The accent on local historical realities and captivating plot combined with western-style special effects has made K-movies significantly popular in the world. This claim reflects the fact that in 2016 the exports of the Korean film industry have increased up to 82% (Noh, 2017). Nowadays, the filmmakers of Korea invest in the contemporary digital technology including 3D and virtual effects with the aim of further strengthening their positions on the world’s market (Noh, 2017). Such Korean films as Shiri or Joint Security Area proved to be the most successful products of Korean film industry as they gained positive feedback from both viewers and independent critics in the world. Shiri, framed as an action thriller in a Hollywood style, was a manifestation of the fact that Korean directors mastered the art of imitating many of Hollywood studios’ techniques (Kuyng-tae, 2015). Consequently, the mastery of adopting local ideas to foreign technical and conceptual frameworks demonstrated by Korean directors and producers led to the formation of a new regional media product that obtained a great interest both on the domestic and international markets.
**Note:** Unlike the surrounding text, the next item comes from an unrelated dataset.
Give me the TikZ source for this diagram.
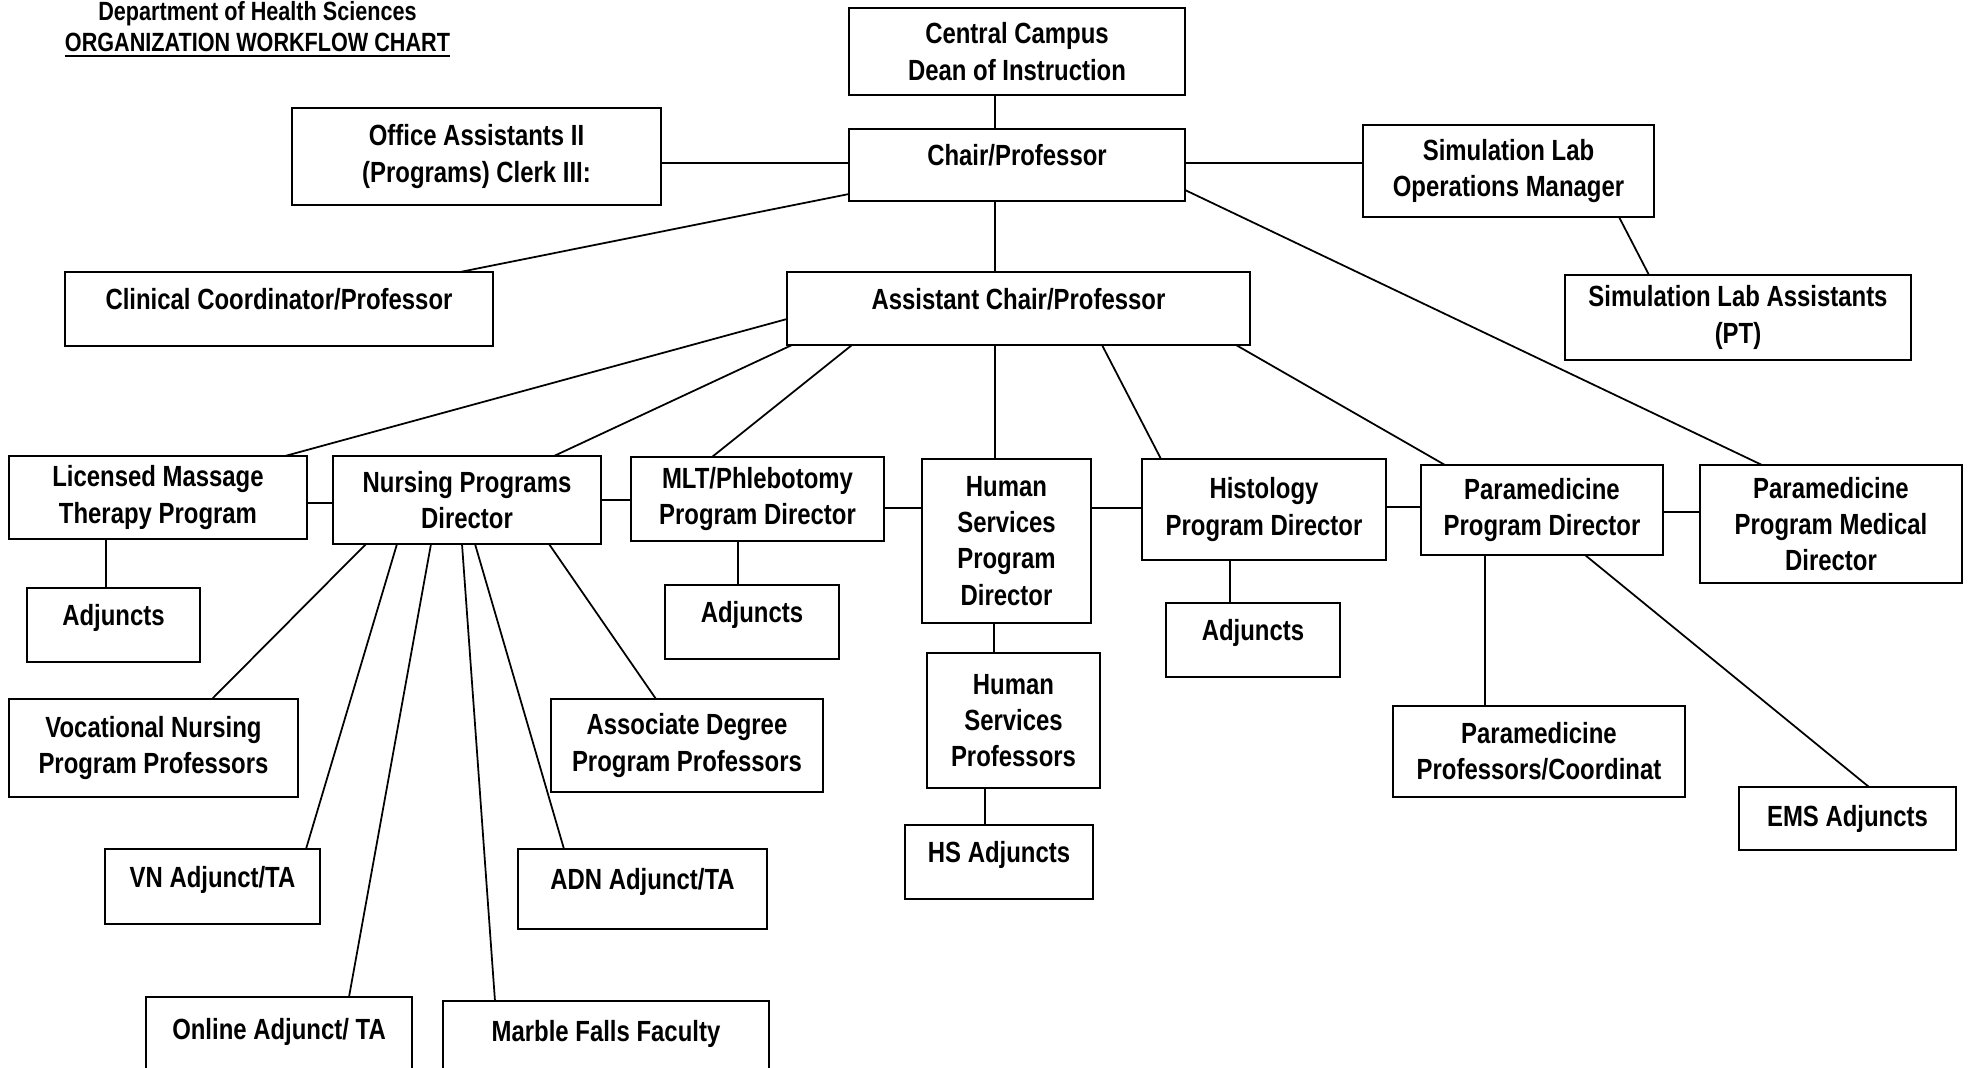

In contrast to South Korea, where the film industry is the use of the art of cinematography for getting profits, the film industry of Saudi Arabia combines artistic and ideological features. One of the reasons for such combination is the possibility to use such format as an ideological message that criticizes the society. Another difference of the cinema in South Korea and Saudi Arabia lies on the ground of the fact that the latter is an Islamic state, which is why many of its social spheres fall under the regulation of religious authorities. Due to the fact that Saudis have a stricter form of Islam, which means the rule of Sharia Law, the local authorities can freely limit the use of the forms of art and social and individual expression that contradict its guidelines. For this reason, a Saudi director Haifaa al-Mansour faces significant pressure from the local society, as the citizens fail to accept the fact that this woman repetitively breaks the guidelines of Sharia Law by creating films that criticize some of the religious dogmas (Gugler, 2015). Consequently, film industry has developed in South Korea and Saudi Arabia to the different extent due to the impact of such factors as religion, social prejudice, and support of the directors by the government. Moreover, due to the persistent support of the state authorities, the filmmaking in South Korea has become a business whereas the opposition to directors in Saudi Arabia has shaped it as an ideological tool.

Conclusion

The analysis of the film industries of South Korea and Saudi Arabia has led to a conclusion that each country has developed this form of the media to a completely different level. In South Korea, filmmaking has become an art and a business that attracts foreign investors and consumers worldwide. Such result achieved by the innovative approach comprises imitating the films created by Hollywood and substituting their plot and concepts with the ones that align with the historical realities of the country. Instead, filmmaking in Saudi Arabia appears to be a phenomenon that has been facing significant restrictions. The main reason for such restrictions is the fear of the authorities of Saudi Arabia that this form of art endangers the traditional way of life maintained by Sharia Law. For this reason, filmmaking in Saudi Arabia has evolved as a technically underdeveloped form of artistic opposition and critique of the dogmatic norms of Saudi society.